Anu Sirwan adalah salah satu Kisra (Kaisar) Persia yang cukup terkenal karena keadilan dan kearifan (kebijaksanaan)nya kepada rakyatnya. Ia hidup jauh sebelum diutusnya Nabi SAW, tetapi kisah-kisah keadilannya cukup terkenal dan menyebar di kalangan masyarakat Arab, walau sebenarnya ia dan rakyatnya adalah penyembah api, yakni beragama Majusi.
Salah satu kisahnya adalah ketika
Anu Sirwan akan melakukan pembangunan untuk meluaskan istananya. Ketika ia
melakukan penggusuran dan pembebasan tanah beberapa orang rakyatnya, ternyata
ada seorang wanita tua dengan gubug reotnya yang menolak untuk menjual.
Berbagai upaya, ancaman dan rayuan, cara halus hingga keras dilakukan tetapi
wanita itu tetap bertahan. Wanita itu berkata, “Saya tidak akan menjual walau
akan dibayar dengan sekeranjang uang emas. Tetapi kalau dia (yakni Kisra Anu
Sirwan) akan menggusurnya, dan dia memang mampu melakukannya, maka terserah
saja!!”
Para pelaksana pembangunan
perluasan istana itu melaporkan hal itu kepada Anu Sirwan, dan berencana
menggusur gubug reot wanita tua itu, karena posisinya memang tepat di
tengah-tengah istana itu, di bagian depan pula. Tetapi Anu Sirwan berkata,
“Jangan lakukan itu, biarkan saja gubug itu di tempatnya, tetapi tetap
laksanakan perluasan pembangunan!!”
Pembangunan terus dilaksanakan,
hanya saja ada pembengkokan untuk menghindari gubug wanita tua. Ketika telah
selesai dan tamu-tamu datang untuk menghadiri undangan Kisra Abu Sirwan dalam
suatu acara di istana, banyak sekali yang berkomentar, “Alangkah indahnya
istana ini jika saja tidak ada bengkoknya (yakni gubug wanita tua itu)!!”

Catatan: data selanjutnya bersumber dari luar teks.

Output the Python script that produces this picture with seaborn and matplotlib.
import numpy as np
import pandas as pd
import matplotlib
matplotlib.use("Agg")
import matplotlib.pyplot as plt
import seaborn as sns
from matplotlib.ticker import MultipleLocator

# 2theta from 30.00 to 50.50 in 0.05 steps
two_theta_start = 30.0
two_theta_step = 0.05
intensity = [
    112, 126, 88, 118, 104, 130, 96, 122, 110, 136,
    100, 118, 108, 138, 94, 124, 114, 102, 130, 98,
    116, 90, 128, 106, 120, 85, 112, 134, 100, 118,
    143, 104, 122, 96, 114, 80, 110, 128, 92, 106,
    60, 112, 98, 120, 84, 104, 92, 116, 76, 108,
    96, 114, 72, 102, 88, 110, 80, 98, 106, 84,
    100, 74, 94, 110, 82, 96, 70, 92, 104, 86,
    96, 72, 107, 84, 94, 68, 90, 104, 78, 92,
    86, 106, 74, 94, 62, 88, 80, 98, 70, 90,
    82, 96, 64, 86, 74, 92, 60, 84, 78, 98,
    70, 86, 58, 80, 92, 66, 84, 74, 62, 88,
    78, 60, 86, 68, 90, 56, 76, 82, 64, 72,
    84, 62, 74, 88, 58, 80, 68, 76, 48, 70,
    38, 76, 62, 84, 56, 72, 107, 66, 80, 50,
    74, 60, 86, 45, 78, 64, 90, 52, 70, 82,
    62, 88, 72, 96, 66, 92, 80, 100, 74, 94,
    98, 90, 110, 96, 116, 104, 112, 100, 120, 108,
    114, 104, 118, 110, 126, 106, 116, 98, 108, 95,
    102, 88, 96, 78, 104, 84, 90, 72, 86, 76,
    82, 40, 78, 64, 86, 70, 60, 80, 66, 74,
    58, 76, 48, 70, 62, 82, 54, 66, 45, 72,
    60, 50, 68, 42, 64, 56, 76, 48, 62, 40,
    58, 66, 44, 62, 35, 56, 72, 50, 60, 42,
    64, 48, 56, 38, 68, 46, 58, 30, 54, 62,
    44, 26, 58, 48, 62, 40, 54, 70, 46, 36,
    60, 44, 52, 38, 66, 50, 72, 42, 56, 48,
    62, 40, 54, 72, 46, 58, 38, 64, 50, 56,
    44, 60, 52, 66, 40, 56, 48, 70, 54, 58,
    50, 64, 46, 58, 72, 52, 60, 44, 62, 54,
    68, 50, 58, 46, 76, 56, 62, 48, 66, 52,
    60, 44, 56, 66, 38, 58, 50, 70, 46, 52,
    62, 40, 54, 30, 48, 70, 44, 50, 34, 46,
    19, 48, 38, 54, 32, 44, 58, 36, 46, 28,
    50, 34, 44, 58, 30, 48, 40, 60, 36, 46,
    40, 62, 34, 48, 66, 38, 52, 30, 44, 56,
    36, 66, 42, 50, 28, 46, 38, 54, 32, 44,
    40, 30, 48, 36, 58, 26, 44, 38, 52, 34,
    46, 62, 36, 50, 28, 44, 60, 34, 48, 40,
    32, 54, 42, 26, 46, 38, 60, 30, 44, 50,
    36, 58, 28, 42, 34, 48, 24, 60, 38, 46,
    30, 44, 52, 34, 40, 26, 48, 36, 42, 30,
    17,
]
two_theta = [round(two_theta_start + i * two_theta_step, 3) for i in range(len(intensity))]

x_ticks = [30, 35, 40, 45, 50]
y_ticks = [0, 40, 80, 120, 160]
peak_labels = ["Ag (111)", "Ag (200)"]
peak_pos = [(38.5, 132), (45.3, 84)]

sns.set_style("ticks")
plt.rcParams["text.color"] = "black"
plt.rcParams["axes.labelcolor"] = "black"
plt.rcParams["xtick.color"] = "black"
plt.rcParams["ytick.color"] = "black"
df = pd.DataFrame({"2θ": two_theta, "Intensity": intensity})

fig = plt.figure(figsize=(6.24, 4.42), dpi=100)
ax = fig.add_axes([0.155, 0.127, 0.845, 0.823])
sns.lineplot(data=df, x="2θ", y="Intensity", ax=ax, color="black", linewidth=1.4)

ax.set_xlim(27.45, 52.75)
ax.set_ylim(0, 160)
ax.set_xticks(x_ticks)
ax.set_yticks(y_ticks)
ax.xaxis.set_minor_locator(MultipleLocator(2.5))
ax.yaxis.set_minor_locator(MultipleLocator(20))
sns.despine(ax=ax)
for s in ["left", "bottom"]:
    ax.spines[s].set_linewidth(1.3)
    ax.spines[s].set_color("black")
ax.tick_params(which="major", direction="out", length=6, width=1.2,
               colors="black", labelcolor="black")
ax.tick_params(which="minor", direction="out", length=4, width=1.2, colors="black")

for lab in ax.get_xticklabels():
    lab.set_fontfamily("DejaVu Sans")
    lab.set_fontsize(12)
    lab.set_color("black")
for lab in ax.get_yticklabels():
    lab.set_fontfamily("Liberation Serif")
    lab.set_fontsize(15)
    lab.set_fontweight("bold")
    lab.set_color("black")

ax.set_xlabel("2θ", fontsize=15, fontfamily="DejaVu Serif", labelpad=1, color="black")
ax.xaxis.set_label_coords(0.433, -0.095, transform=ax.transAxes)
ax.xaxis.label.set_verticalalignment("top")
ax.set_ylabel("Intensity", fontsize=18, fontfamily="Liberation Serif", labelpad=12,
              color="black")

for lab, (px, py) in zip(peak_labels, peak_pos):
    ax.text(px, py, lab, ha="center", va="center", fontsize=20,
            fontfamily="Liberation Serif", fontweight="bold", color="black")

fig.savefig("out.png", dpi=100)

Mendengar komentar-komentar seperti
itu, Anu Sirwan berkata, “Justru dengan kebengkokan itulah perkaranya menjadi
lurus, dan keindahannya semakin sempurna!!”

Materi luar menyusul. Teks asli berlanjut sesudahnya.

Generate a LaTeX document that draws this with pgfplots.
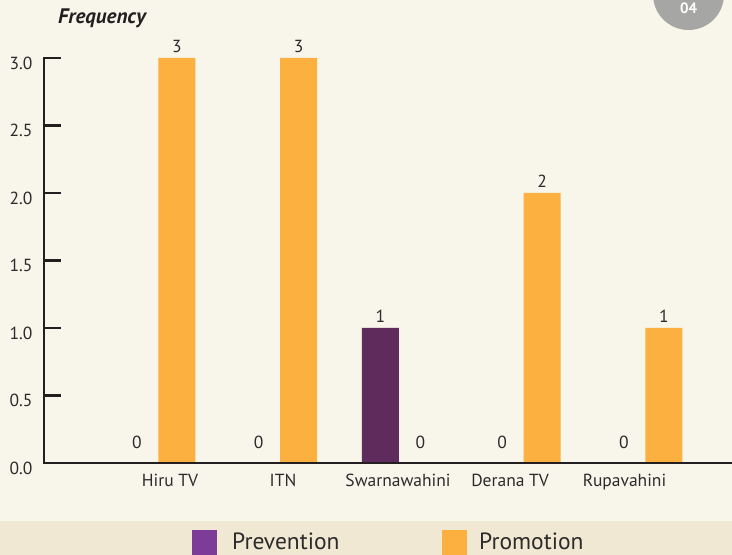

Walau secara penampilan memang
‘kurang indah’, tetapi itulah memang yang benar dan lurus. Keadaan dan
‘keindahan’-nya menjadi sempurna karena memang tidak ada satu pihakpun, walau
sangat lemah dan tidak berdaya, yang merasa didzalimi dengan sikap sang
penguasa.
Peristiwa yang hampir sama terjadi
ketika Mesir masuk menjadi wilayah Islam setelah terlepas dari Rumawi pada masa
khalifah Umar bin Khaththab. Gubernur Mesir saat itu, Amr bin Ash bermaksud
mendirikan sebuah masjid (yang kini dikenal dengan nama Masjid Amr bin Ash),
tetapi seorang wanita Qibhti beragama Nashrani menolak ketika gubug reotnya
akan dibeli/diganti dengan harga berapapun. Hanya saja Amr bin Ash tetap
memerintahkan untuk menggusur rumah wanita Qibhti itu agar pembangunan
masjidnya segera selesai.
Wanita Qibthi yang merasa didzalimi
oleh tindakan sang gubernur itu berjalan kaki menuju Madinah untuk mengadukan
persoalannya kepada khalifah. Mendengar pengaduan itu, Umar mengambil pecahan
tembikar, dan menulis dengan pedangnya, “Kita lebih berhak (wajib) berbuat
keadilan daripada Kisra Anu Sirwan!!”
Umar memerintahkan wanita Qibhti
itu menyerahkan ‘surat’ pecahan tembikar itu kepada Gubernur Amr bin Ash. Ia
juga memberikan perbekalan yang berlebih kepada wanita beragama Nashrani itu,
agar bisa sampai kembali ke Mesir dengan selamat. Ketika Amr bin Ash menerima
‘surat’ dari Umar itu, ia langsung meletakkan pecahan tembikar tersebut di atas
kepalanya, sambil menangis memohon ampunan kepada Allah. Ia memerintahkan para
pelaksana pembangunan untuk mendirikan kembali gubug wanita Qibhti itu, dan
membelokkan bangunan masjid, sehingga bentuknya membengkong.